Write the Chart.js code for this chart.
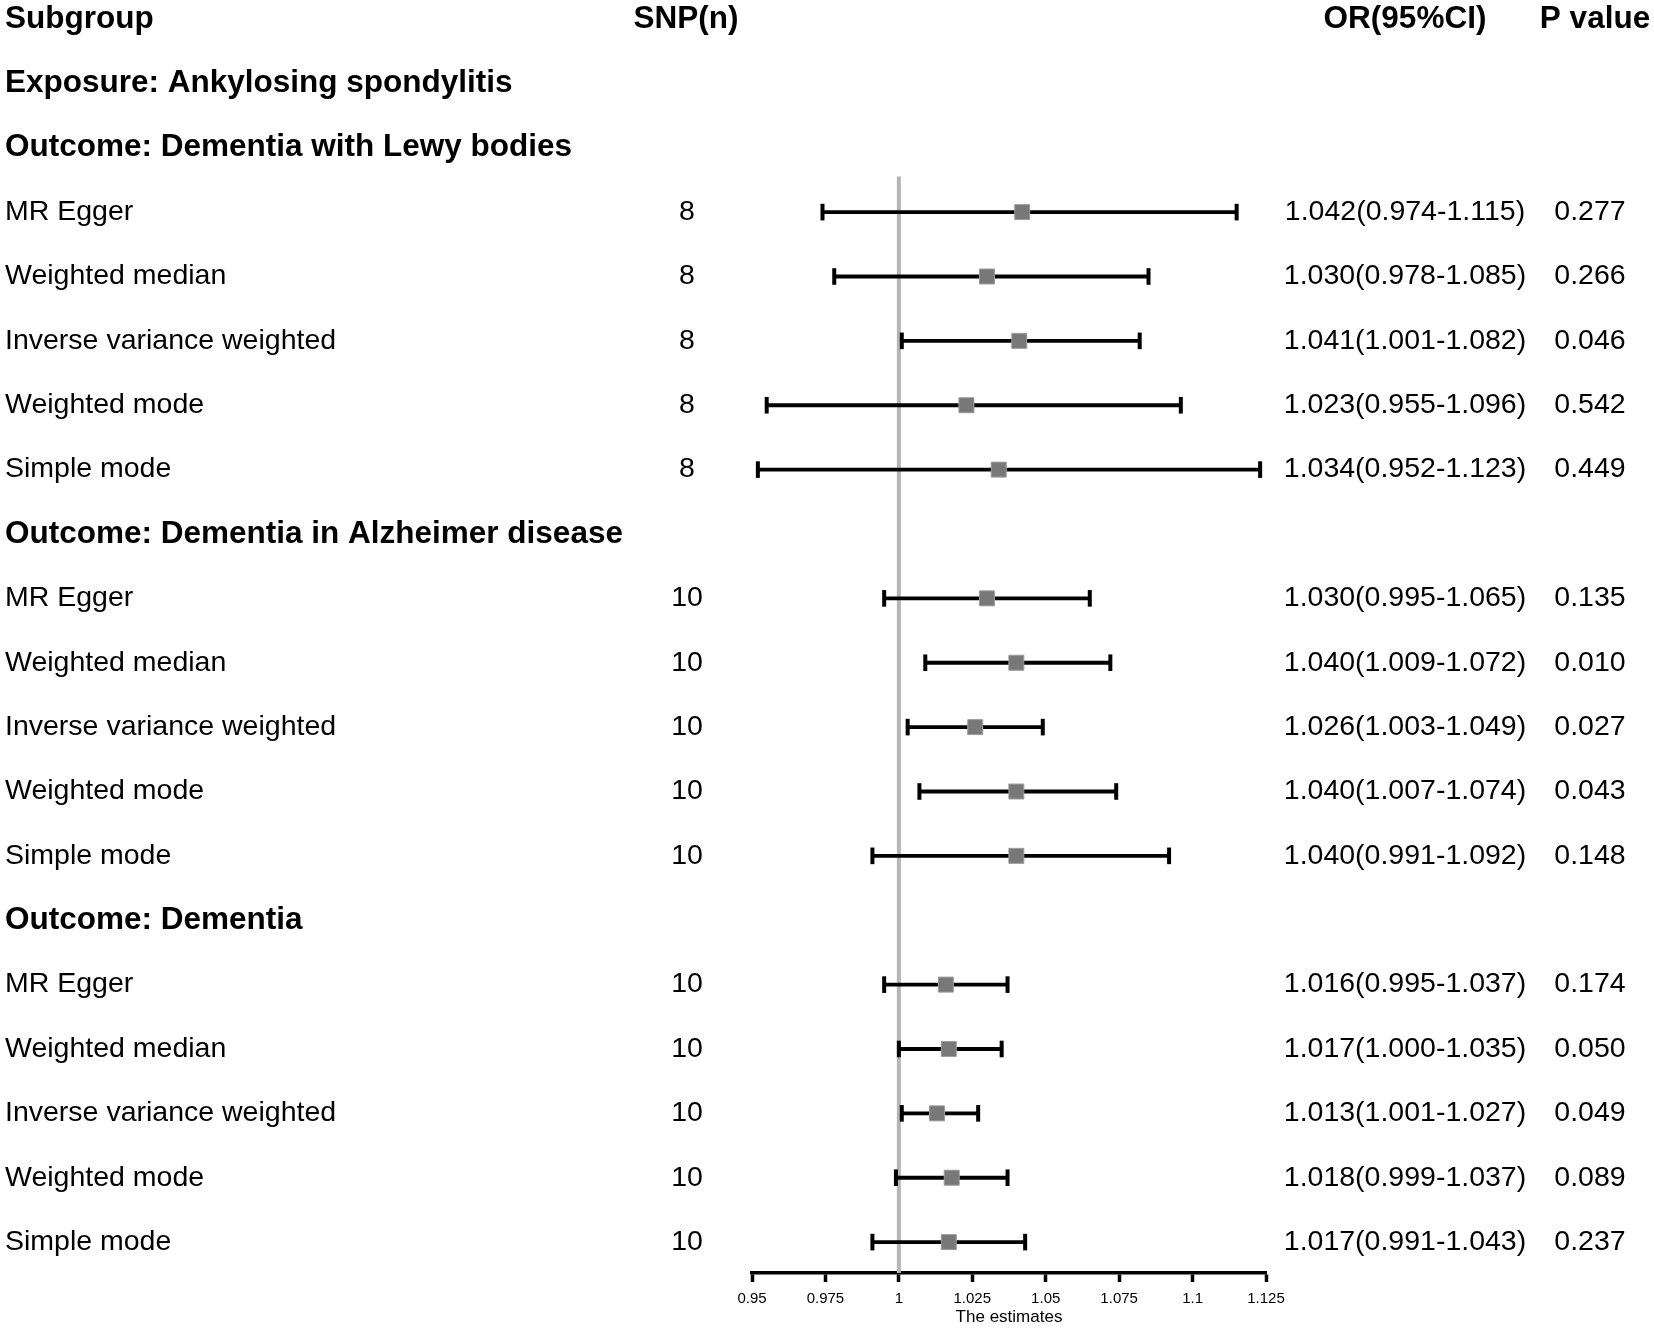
<!DOCTYPE html>
<html>
<head>
<meta charset="utf-8">
<script src="https://cdn.jsdelivr.net/npm/chart.js@4"></script>
<style>
  html, body { margin: 0; padding: 0; background: #fff; }
  #wrap { width: 1654px; height: 1328px; position: relative; }
</style>
</head>
<body>
<div id="wrap"><canvas id="c"></canvas></div>
<script>
// ---- data ----
const headerTitles = ["Subgroup", "SNP(n)", "OR(95%CI)", "P value"];
const exposureLabel = "Exposure: Ankylosing spondylitis";
const outcomes = ["Outcome: Dementia with Lewy bodies", "Outcome: Dementia in Alzheimer disease", "Outcome: Dementia"];
const methods = ["MR Egger", "Weighted median", "Inverse variance weighted", "Weighted mode", "Simple mode"];
const snpCounts = [8, 8, 8, 8, 8, 10, 10, 10, 10, 10, 10, 10, 10, 10, 10];
const orValues = [1.042, 1.030, 1.041, 1.023, 1.034, 1.030, 1.040, 1.026, 1.040, 1.040, 1.016, 1.017, 1.013, 1.018, 1.017];
const ciLower  = [0.974, 0.978, 1.001, 0.955, 0.952, 0.995, 1.009, 1.003, 1.007, 0.991, 0.995, 1.000, 1.001, 0.999, 0.991];
const ciUpper  = [1.115, 1.085, 1.082, 1.096, 1.123, 1.065, 1.072, 1.049, 1.074, 1.092, 1.037, 1.035, 1.027, 1.037, 1.043];
const pValues  = ["0.277", "0.266", "0.046", "0.542", "0.449", "0.135", "0.010", "0.027", "0.043", "0.148", "0.174", "0.050", "0.049", "0.089", "0.237"];
const tickValues = [0.95, 0.975, 1, 1.025, 1.05, 1.075, 1.1, 1.125];
const tickLabels = ["0.95", "0.975", "1", "1.025", "1.05", "1.075", "1.1", "1.125"];
const axisTitle = "The estimates";
const nullValue = 1;

// ---- row layout (row index on y scale) ----
function rowIndex(i) { const s = Math.floor(i / methods.length), m = i % methods.length; return 3 + s * (methods.length + 1) + m; }
function outcomeRow(s) { return 2 + s * (methods.length + 1); }
const Y_MIN = -0.295, Y_MAX = 19.48;

const FONT = "'Liberation Sans', Arial, Helvetica, sans-serif";

const datasets = [];
// squares (estimates)
datasets.push({
  type: 'scatter',
  data: orValues.map((v, i) => ({ x: v, y: rowIndex(i) })),
  pointStyle: 'rect',
  pointRadius: 10.6,
  pointHoverRadius: 10.6,
  backgroundColor: '#787878',
  borderColor: '#9c9c9c',
  borderWidth: 1,
  order: 1
});
// confidence intervals with caps
orValues.forEach((v, i) => {
  datasets.push({
    type: 'line',
    data: [{ x: ciLower[i], y: rowIndex(i) }, { x: ciUpper[i], y: rowIndex(i) }],
    borderColor: '#000',
    borderWidth: 3.8,
    borderCapStyle: 'butt',
    pointStyle: 'line',
    rotation: 90,
    pointRadius: 8.3,
    pointHoverRadius: 8.3,
    pointBorderColor: '#000',
    pointBorderWidth: 4,
    pointBackgroundColor: '#000',
    fill: false,
    order: 2
  });
});
// reference line at null value
datasets.push({
  type: 'line',
  data: [{ x: nullValue, y: 2.445 }, { x: nullValue, y: Y_MAX }],
  borderColor: '#b5b5b5',
  borderWidth: 4,
  pointRadius: 0,
  fill: false,
  order: 3
});

const textPlugin = {
  id: 'forestText',
  afterDraw(chart) {
    const ctx = chart.ctx;
    const y = chart.scales.y;
    ctx.save();
    ctx.fillStyle = '#000';
    ctx.textBaseline = 'middle';
    const bold = 'bold 31.5px ' + FONT;
    const reg = '28.5px ' + FONT;
    // header row
    ctx.font = bold;
    const y0 = y.getPixelForValue(0);
    ctx.textAlign = 'left';  ctx.fillText(headerTitles[0], 5, y0);
    ctx.textAlign = 'center'; ctx.fillText(headerTitles[1], 686, y0);
    ctx.fillText(headerTitles[2], 1405, y0);
    ctx.fillText(headerTitles[3], 1595, y0);
    // exposure and outcomes
    ctx.textAlign = 'left';
    ctx.fillText(exposureLabel, 5, y.getPixelForValue(1));
    outcomes.forEach((o, s) => ctx.fillText(o, 5, y.getPixelForValue(outcomeRow(s))));
    // method rows
    ctx.font = reg;
    orValues.forEach((v, i) => {
      const py = y.getPixelForValue(rowIndex(i));
      ctx.textAlign = 'left';
      ctx.fillText(methods[i % methods.length], 5, py);
      ctx.textAlign = 'center';
      ctx.fillText(String(snpCounts[i]), 687, py);
      ctx.fillText(v.toFixed(3) + '(' + ciLower[i].toFixed(3) + '-' + ciUpper[i].toFixed(3) + ')', 1405, py);
      ctx.fillText(pValues[i], 1590, py);
    });
    ctx.restore();
  }
};

new Chart(document.getElementById('c'), {
  type: 'scatter',
  data: { datasets },
  options: {
    responsive: true,
    maintainAspectRatio: false,
    animation: false,
    events: [],
    layout: { autoPadding: false, padding: { left: 752, right: 388, top: 0, bottom: 0 } },
    plugins: { legend: { display: false }, tooltip: { enabled: false } },
    scales: {
      x: {
        type: 'linear',
        min: 0.95,
        max: 1.125,
        afterBuildTicks: (scale) => { scale.ticks = tickValues.map(v => ({ value: v })); },
        afterFit: (scale) => { scale.height = 55; },
        ticks: {
          color: '#000',
          font: { family: FONT, size: 15, lineHeight: 1.0 },
          padding: 9,
          maxRotation: 0,
          autoSkip: false,
          callback: (value) => { const k = tickValues.indexOf(value); return k >= 0 ? tickLabels[k] : ''; }
        },
        grid: { drawOnChartArea: false, drawTicks: true, tickLength: 9, tickWidth: 3.5, tickColor: '#000' },
        border: { display: true, color: '#000', width: 3.5 },
        title: { display: true, text: axisTitle, color: '#000', font: { family: FONT, size: 17, lineHeight: 1.0 }, padding: { top: 0, bottom: 2 } }
      },
      y: {
        type: 'linear',
        reverse: true,
        min: Y_MIN,
        max: Y_MAX,
        display: false
      }
    }
  },
  plugins: [textPlugin]
});
</script>
</body>
</html>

§ Exercise prompt:
Set down all the data again exactly as above, pictures excluded.

§ Exercise result:
Write the Chart.js code for this chart.
<!DOCTYPE html>
<html>
<head>
<meta charset="utf-8">
<script src="https://cdn.jsdelivr.net/npm/chart.js@4"></script>
<style>
  html, body { margin: 0; padding: 0; background: #fff; }
  #wrap { width: 1654px; height: 1328px; position: relative; }
</style>
</head>
<body>
<div id="wrap"><canvas id="c"></canvas></div>
<script>
// ---- data ----
const headerTitles = ["Subgroup", "SNP(n)", "OR(95%CI)", "P value"];
const exposureLabel = "Exposure: Ankylosing spondylitis";
const outcomes = ["Outcome: Dementia with Lewy bodies", "Outcome: Dementia in Alzheimer disease", "Outcome: Dementia"];
const methods = ["MR Egger", "Weighted median", "Inverse variance weighted", "Weighted mode", "Simple mode"];
const snpCounts = [8, 8, 8, 8, 8, 10, 10, 10, 10, 10, 10, 10, 10, 10, 10];
const orValues = [1.042, 1.030, 1.041, 1.023, 1.034, 1.030, 1.040, 1.026, 1.040, 1.040, 1.016, 1.017, 1.013, 1.018, 1.017];
const ciLower  = [0.974, 0.978, 1.001, 0.955, 0.952, 0.995, 1.009, 1.003, 1.007, 0.991, 0.995, 1.000, 1.001, 0.999, 0.991];
const ciUpper  = [1.115, 1.085, 1.082, 1.096, 1.123, 1.065, 1.072, 1.049, 1.074, 1.092, 1.037, 1.035, 1.027, 1.037, 1.043];
const pValues  = ["0.277", "0.266", "0.046", "0.542", "0.449", "0.135", "0.010", "0.027", "0.043", "0.148", "0.174", "0.050", "0.049", "0.089", "0.237"];
const tickValues = [0.95, 0.975, 1, 1.025, 1.05, 1.075, 1.1, 1.125];
const tickLabels = ["0.95", "0.975", "1", "1.025", "1.05", "1.075", "1.1", "1.125"];
const axisTitle = "The estimates";
const nullValue = 1;

// ---- row layout (row index on y scale) ----
function rowIndex(i) { const s = Math.floor(i / methods.length), m = i % methods.length; return 3 + s * (methods.length + 1) + m; }
function outcomeRow(s) { return 2 + s * (methods.length + 1); }
const Y_MIN = -0.295, Y_MAX = 19.48;

const FONT = "'Liberation Sans', Arial, Helvetica, sans-serif";

const datasets = [];
// squares (estimates)
datasets.push({
  type: 'scatter',
  data: orValues.map((v, i) => ({ x: v, y: rowIndex(i) })),
  pointStyle: 'rect',
  pointRadius: 10.6,
  pointHoverRadius: 10.6,
  backgroundColor: '#787878',
  borderColor: '#9c9c9c',
  borderWidth: 1,
  order: 1
});
// confidence intervals with caps
orValues.forEach((v, i) => {
  datasets.push({
    type: 'line',
    data: [{ x: ciLower[i], y: rowIndex(i) }, { x: ciUpper[i], y: rowIndex(i) }],
    borderColor: '#000',
    borderWidth: 3.8,
    borderCapStyle: 'butt',
    pointStyle: 'line',
    rotation: 90,
    pointRadius: 8.3,
    pointHoverRadius: 8.3,
    pointBorderColor: '#000',
    pointBorderWidth: 4,
    pointBackgroundColor: '#000',
    fill: false,
    order: 2
  });
});
// reference line at null value
datasets.push({
  type: 'line',
  data: [{ x: nullValue, y: 2.445 }, { x: nullValue, y: Y_MAX }],
  borderColor: '#b5b5b5',
  borderWidth: 4,
  pointRadius: 0,
  fill: false,
  order: 3
});

const textPlugin = {
  id: 'forestText',
  afterDraw(chart) {
    const ctx = chart.ctx;
    const y = chart.scales.y;
    ctx.save();
    ctx.fillStyle = '#000';
    ctx.textBaseline = 'middle';
    const bold = 'bold 31.5px ' + FONT;
    const reg = '28.5px ' + FONT;
    // header row
    ctx.font = bold;
    const y0 = y.getPixelForValue(0);
    ctx.textAlign = 'left';  ctx.fillText(headerTitles[0], 5, y0);
    ctx.textAlign = 'center'; ctx.fillText(headerTitles[1], 686, y0);
    ctx.fillText(headerTitles[2], 1405, y0);
    ctx.fillText(headerTitles[3], 1595, y0);
    // exposure and outcomes
    ctx.textAlign = 'left';
    ctx.fillText(exposureLabel, 5, y.getPixelForValue(1));
    outcomes.forEach((o, s) => ctx.fillText(o, 5, y.getPixelForValue(outcomeRow(s))));
    // method rows
    ctx.font = reg;
    orValues.forEach((v, i) => {
      const py = y.getPixelForValue(rowIndex(i));
      ctx.textAlign = 'left';
      ctx.fillText(methods[i % methods.length], 5, py);
      ctx.textAlign = 'center';
      ctx.fillText(String(snpCounts[i]), 687, py);
      ctx.fillText(v.toFixed(3) + '(' + ciLower[i].toFixed(3) + '-' + ciUpper[i].toFixed(3) + ')', 1405, py);
      ctx.fillText(pValues[i], 1590, py);
    });
    ctx.restore();
  }
};

new Chart(document.getElementById('c'), {
  type: 'scatter',
  data: { datasets },
  options: {
    responsive: true,
    maintainAspectRatio: false,
    animation: false,
    events: [],
    layout: { autoPadding: false, padding: { left: 752, right: 388, top: 0, bottom: 0 } },
    plugins: { legend: { display: false }, tooltip: { enabled: false } },
    scales: {
      x: {
        type: 'linear',
        min: 0.95,
        max: 1.125,
        afterBuildTicks: (scale) => { scale.ticks = tickValues.map(v => ({ value: v })); },
        afterFit: (scale) => { scale.height = 55; },
        ticks: {
          color: '#000',
          font: { family: FONT, size: 15, lineHeight: 1.0 },
          padding: 9,
          maxRotation: 0,
          autoSkip: false,
          callback: (value) => { const k = tickValues.indexOf(value); return k >= 0 ? tickLabels[k] : ''; }
        },
        grid: { drawOnChartArea: false, drawTicks: true, tickLength: 9, tickWidth: 3.5, tickColor: '#000' },
        border: { display: true, color: '#000', width: 3.5 },
        title: { display: true, text: axisTitle, color: '#000', font: { family: FONT, size: 17, lineHeight: 1.0 }, padding: { top: 0, bottom: 2 } }
      },
      y: {
        type: 'linear',
        reverse: true,
        min: Y_MIN,
        max: Y_MAX,
        display: false
      }
    }
  },
  plugins: [textPlugin]
});
</script>
</body>
</html>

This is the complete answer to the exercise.